↓↓↓
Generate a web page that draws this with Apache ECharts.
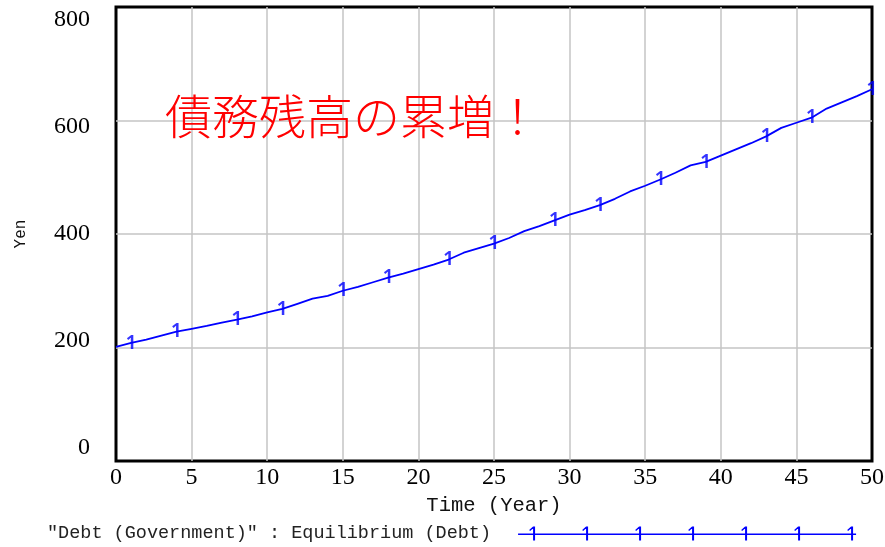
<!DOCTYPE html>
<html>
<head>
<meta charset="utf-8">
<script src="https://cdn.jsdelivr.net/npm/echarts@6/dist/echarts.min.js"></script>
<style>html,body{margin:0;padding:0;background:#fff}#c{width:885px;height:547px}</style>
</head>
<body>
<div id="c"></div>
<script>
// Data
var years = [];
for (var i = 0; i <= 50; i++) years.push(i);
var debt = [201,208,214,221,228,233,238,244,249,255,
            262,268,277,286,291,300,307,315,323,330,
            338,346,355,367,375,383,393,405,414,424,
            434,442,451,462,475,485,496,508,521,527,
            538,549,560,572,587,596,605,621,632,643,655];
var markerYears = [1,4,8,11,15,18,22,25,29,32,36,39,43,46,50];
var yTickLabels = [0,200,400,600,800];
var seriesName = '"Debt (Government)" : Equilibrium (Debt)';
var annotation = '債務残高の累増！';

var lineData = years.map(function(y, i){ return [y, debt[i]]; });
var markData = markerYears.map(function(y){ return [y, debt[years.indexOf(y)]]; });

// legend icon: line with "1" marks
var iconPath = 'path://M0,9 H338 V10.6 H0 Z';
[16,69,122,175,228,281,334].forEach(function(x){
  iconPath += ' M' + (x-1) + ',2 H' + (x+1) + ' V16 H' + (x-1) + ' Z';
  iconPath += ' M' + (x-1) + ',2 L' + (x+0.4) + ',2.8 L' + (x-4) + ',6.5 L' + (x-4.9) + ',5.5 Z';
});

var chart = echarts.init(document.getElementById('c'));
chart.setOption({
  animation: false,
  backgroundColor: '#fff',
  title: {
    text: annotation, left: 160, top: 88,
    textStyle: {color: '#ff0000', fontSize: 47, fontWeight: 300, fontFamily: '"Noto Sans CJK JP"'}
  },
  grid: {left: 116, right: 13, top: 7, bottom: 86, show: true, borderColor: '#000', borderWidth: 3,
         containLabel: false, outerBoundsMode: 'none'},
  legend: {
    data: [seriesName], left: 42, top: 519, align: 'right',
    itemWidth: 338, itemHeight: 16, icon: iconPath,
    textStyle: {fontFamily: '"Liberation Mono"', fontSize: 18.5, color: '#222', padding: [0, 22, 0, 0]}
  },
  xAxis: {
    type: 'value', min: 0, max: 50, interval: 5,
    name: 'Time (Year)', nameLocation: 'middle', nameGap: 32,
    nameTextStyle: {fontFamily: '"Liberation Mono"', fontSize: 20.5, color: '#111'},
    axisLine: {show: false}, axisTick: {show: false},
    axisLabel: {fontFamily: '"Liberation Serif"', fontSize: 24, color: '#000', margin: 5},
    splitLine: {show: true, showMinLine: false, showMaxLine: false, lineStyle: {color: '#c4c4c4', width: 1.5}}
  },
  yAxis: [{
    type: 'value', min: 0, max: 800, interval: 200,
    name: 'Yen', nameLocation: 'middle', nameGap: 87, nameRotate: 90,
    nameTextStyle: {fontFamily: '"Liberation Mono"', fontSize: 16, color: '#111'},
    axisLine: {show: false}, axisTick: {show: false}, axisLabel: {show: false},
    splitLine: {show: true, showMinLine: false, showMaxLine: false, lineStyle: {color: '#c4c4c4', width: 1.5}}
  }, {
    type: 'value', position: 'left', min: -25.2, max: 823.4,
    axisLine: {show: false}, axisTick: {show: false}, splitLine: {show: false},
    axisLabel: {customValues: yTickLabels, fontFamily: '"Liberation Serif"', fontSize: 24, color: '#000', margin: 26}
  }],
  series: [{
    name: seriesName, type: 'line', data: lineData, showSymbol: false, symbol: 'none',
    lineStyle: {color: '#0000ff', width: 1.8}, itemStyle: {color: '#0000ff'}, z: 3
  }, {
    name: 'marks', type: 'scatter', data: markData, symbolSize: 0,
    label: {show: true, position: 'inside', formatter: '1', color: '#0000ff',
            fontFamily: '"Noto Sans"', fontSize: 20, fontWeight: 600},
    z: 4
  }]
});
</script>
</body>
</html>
↑↑↑
What you have to do:
Pick out all lines containing the string "with".

Response to the task:
Generate a web page that draws this with Apache ECharts.
// legend icon: line with "1" marks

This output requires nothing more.